ECLI:NL:RBDHA:2022:15313
Rechtbank Den Haag
- Voorlopige voorziening
- Rechtspraak.nl
Afwijzing verzoek voorlopige voorziening asielaanvraag op grond van Dublin-overeenkomst
In deze zaak heeft de voorzieningenrechter van de Rechtbank Den Haag op 15 december 2022 uitspraak gedaan in het kader van een verzoek om een voorlopige voorziening. Verzoeker, die een verblijfsvergunning asiel voor bepaalde tijd had aangevraagd, kreeg te maken met een afwijzing van zijn aanvraag door de Staatssecretaris van Justitie en Veiligheid.
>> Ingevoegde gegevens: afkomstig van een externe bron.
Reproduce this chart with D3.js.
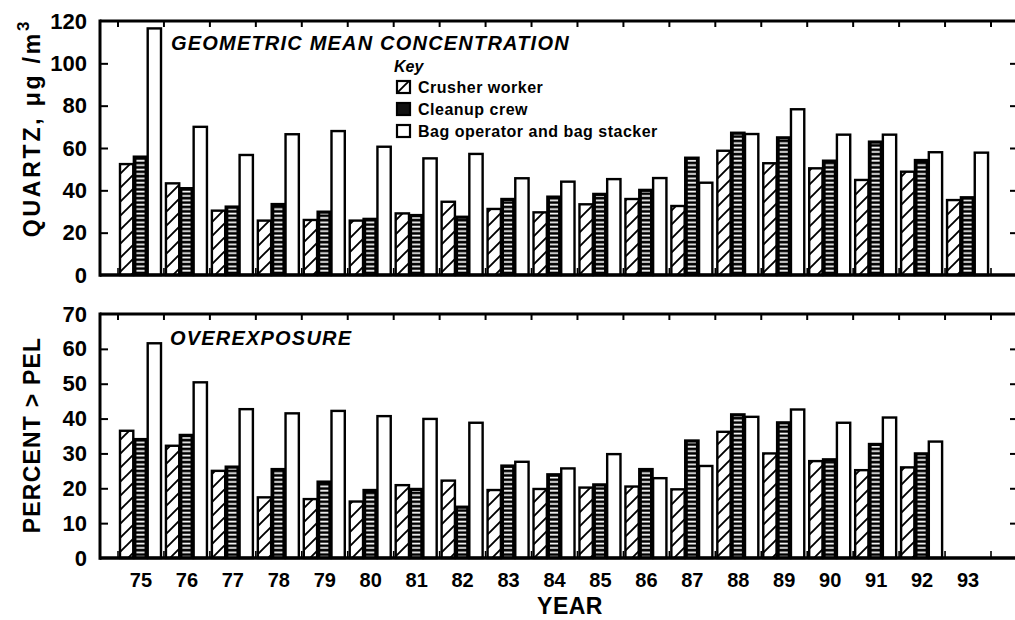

De afwijzing was gebaseerd op de stelling dat Italië verantwoordelijk was voor de behandeling van de asielaanvraag, conform de Dublin-overeenkomst. Verzoeker heeft hiertegen beroep ingesteld en verzocht om een voorlopige voorziening.
De zitting vond plaats op 6 december 2022, maar verzoeker en zijn gemachtigde waren niet aanwezig, terwijl de gemachtigde van de verweerder wel aanwezig was. De voorzieningenrechter heeft in deze uitspraak ook een andere zaak, NL22.23263, behandeld, waarin een uitspraak is gedaan op het beroep van verzoeker. Aangezien er in die andere zaak al een uitspraak is gedaan, was er volgens de voorzieningenrechter geen noodzaak meer voor een voorlopige voorziening. Daarom heeft de voorzieningenrechter het verzoek om een voorlopige voorziening afgewezen.
De uitspraak is gedaan door mr. L.A. Banga, in aanwezigheid van griffier mr. M.A.W.M. Engels, en is openbaar gemaakt op 15 december 2022. Tegen deze uitspraak staat geen hoger beroep of verzet open.